BEGIN
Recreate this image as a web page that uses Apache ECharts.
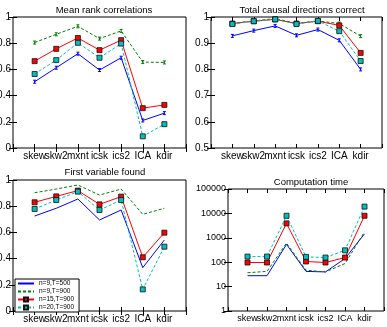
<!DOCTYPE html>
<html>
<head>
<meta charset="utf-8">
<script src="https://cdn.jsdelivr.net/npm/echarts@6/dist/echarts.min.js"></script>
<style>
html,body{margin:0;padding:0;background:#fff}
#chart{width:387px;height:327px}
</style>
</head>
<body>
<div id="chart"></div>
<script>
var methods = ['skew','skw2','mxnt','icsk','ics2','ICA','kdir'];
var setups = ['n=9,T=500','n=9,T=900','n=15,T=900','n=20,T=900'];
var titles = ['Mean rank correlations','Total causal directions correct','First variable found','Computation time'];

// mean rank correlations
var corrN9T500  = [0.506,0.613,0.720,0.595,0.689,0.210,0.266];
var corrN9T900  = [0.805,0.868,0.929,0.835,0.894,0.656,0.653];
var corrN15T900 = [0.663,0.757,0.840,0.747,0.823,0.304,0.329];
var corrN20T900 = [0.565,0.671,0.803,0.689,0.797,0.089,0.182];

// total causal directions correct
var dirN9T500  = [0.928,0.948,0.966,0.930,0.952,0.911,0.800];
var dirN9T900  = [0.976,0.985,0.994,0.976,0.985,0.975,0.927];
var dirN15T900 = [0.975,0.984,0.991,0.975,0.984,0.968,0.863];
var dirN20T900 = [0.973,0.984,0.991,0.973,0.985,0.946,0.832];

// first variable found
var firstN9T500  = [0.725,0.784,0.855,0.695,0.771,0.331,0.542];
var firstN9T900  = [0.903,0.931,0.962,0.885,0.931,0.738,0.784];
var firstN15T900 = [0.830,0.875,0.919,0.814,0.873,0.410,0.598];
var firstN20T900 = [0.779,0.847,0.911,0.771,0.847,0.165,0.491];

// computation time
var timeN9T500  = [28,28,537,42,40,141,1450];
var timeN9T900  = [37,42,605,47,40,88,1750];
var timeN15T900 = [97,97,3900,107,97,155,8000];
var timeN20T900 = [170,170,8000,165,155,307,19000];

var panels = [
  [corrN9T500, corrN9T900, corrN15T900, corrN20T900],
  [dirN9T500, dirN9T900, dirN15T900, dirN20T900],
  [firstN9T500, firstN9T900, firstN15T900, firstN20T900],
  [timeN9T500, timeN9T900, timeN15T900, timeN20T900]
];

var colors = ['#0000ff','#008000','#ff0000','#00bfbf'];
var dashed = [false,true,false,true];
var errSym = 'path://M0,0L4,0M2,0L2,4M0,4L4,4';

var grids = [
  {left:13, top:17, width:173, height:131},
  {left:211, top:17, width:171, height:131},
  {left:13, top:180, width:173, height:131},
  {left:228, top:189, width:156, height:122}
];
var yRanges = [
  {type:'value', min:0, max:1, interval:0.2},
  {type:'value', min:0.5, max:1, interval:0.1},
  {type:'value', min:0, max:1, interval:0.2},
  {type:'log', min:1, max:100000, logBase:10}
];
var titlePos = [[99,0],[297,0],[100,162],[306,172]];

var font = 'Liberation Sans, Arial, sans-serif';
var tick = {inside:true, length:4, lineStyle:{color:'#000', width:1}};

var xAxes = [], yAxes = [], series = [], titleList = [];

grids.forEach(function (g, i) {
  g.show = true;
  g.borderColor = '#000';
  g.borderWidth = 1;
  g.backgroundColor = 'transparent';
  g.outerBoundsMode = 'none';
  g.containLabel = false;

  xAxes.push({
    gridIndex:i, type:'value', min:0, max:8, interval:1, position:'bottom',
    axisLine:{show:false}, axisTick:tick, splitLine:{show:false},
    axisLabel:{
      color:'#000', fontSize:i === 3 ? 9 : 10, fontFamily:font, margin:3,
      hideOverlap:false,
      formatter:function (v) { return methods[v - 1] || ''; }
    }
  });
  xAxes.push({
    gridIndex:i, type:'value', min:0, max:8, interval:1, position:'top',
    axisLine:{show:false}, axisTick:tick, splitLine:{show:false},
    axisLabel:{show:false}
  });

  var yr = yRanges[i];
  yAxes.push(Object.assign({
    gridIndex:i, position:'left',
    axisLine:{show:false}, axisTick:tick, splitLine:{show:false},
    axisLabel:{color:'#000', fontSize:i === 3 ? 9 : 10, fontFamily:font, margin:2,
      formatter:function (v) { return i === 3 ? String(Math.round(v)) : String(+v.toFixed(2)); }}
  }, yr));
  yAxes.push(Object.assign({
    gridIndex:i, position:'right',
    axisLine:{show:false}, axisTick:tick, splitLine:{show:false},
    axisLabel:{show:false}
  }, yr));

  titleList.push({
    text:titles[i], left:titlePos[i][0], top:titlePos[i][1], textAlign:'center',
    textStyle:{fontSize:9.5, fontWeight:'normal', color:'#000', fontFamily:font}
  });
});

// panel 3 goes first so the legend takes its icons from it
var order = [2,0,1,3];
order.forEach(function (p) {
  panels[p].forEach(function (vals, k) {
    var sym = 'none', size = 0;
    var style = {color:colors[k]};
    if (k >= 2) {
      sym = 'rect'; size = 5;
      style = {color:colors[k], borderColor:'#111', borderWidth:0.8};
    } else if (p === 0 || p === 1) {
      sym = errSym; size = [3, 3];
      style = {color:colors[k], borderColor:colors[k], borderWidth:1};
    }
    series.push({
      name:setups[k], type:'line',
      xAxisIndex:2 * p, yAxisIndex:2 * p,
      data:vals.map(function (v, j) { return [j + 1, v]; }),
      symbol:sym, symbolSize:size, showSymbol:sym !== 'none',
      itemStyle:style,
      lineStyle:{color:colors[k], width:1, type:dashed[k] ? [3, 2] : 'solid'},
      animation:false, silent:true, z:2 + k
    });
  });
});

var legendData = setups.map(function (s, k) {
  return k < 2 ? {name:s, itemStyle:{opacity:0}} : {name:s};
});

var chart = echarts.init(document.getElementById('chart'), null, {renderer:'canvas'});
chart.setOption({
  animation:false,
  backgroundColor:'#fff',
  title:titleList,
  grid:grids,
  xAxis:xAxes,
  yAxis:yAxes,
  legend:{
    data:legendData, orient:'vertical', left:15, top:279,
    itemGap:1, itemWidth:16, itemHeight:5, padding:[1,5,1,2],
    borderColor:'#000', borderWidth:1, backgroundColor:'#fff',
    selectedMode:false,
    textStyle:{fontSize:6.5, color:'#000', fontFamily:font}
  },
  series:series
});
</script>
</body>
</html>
END
BEGIN
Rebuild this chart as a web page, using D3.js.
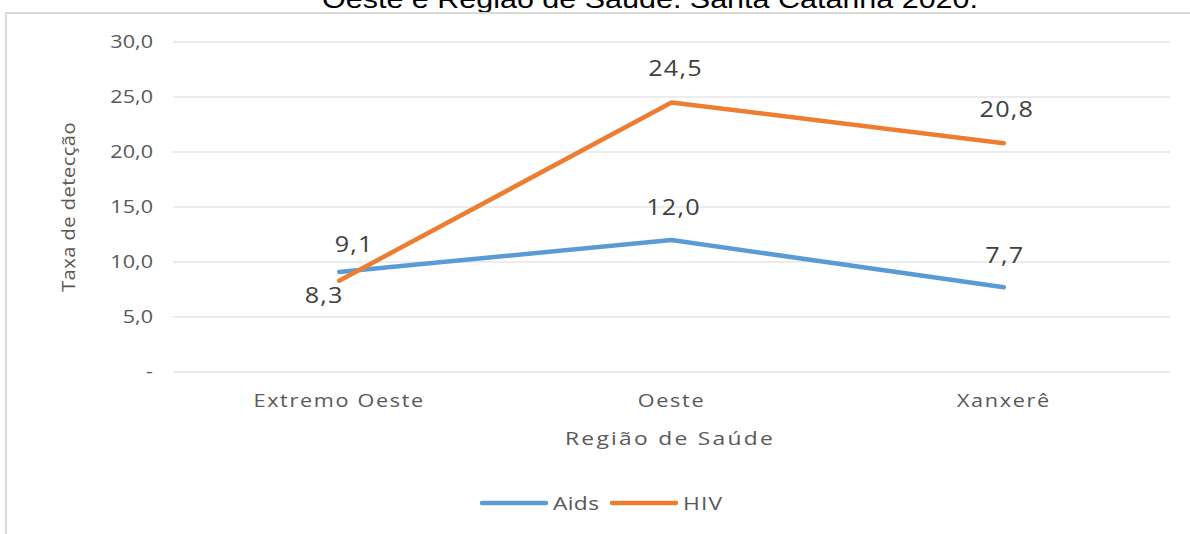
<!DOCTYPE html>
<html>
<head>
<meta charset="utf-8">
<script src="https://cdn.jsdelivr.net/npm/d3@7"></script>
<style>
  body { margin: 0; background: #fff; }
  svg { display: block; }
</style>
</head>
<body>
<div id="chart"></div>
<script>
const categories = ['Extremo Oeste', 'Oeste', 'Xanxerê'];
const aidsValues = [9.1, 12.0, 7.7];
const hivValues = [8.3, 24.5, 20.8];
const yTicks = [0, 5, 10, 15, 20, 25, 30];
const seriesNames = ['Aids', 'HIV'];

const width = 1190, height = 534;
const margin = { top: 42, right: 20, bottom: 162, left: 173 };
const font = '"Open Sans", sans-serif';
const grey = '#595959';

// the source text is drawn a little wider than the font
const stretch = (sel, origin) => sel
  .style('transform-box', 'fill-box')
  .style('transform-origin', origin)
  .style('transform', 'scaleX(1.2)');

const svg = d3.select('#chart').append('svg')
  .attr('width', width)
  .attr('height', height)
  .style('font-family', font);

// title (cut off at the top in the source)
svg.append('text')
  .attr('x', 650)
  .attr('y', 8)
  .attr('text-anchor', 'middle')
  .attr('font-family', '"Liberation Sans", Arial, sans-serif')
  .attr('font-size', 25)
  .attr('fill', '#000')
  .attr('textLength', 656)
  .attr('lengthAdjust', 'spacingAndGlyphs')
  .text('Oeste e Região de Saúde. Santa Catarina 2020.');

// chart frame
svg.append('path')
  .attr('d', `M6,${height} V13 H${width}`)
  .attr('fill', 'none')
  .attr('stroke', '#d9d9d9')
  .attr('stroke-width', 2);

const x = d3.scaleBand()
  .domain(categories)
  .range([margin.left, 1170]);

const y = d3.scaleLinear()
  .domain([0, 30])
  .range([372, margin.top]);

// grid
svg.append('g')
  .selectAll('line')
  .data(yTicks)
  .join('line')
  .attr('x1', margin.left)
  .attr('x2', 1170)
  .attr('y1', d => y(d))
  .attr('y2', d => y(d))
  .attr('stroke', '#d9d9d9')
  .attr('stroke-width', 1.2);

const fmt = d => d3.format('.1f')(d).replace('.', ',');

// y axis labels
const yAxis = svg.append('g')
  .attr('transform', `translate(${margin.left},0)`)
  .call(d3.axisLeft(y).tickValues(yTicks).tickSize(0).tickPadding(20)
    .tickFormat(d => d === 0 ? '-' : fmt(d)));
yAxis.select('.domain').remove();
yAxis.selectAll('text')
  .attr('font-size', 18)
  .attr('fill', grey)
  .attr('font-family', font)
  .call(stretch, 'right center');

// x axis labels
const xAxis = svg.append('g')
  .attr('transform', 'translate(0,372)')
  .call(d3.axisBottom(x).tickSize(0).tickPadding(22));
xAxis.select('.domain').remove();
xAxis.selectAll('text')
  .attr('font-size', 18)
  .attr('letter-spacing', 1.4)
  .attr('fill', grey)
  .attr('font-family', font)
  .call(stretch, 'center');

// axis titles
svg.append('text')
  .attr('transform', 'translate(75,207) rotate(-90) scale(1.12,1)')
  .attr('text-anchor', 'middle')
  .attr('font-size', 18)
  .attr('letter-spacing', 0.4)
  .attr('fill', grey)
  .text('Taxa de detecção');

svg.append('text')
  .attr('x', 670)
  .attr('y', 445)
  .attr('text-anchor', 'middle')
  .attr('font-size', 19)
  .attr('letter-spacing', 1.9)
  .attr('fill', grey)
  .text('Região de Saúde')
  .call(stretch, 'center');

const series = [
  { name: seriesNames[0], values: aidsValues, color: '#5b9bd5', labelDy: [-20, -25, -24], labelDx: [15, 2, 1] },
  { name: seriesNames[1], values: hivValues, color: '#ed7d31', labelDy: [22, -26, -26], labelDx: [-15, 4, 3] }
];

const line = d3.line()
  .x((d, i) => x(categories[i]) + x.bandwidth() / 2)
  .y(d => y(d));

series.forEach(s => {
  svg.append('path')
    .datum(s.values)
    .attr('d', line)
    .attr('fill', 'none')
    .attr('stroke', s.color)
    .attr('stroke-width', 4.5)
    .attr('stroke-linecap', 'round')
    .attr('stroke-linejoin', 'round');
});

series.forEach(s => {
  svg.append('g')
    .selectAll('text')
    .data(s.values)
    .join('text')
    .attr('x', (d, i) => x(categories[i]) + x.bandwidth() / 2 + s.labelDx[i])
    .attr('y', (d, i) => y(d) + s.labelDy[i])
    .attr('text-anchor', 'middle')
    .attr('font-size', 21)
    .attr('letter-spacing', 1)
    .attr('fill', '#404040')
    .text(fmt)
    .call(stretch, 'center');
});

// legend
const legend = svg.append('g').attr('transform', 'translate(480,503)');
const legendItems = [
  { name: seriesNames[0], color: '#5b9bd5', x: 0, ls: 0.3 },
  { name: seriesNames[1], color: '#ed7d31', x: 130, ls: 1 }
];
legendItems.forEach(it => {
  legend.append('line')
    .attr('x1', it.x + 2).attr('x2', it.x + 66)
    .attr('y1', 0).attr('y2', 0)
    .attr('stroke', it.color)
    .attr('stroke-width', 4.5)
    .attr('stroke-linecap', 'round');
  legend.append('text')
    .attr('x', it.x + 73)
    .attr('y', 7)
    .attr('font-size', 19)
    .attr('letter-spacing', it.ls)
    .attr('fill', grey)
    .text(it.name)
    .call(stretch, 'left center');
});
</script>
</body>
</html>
END
Set task — Search the lines above for the string "page" and copy each line that has it.

Result —
Recreate this image as a web page that uses Apache ECharts.
Rebuild this chart as a web page, using D3.js.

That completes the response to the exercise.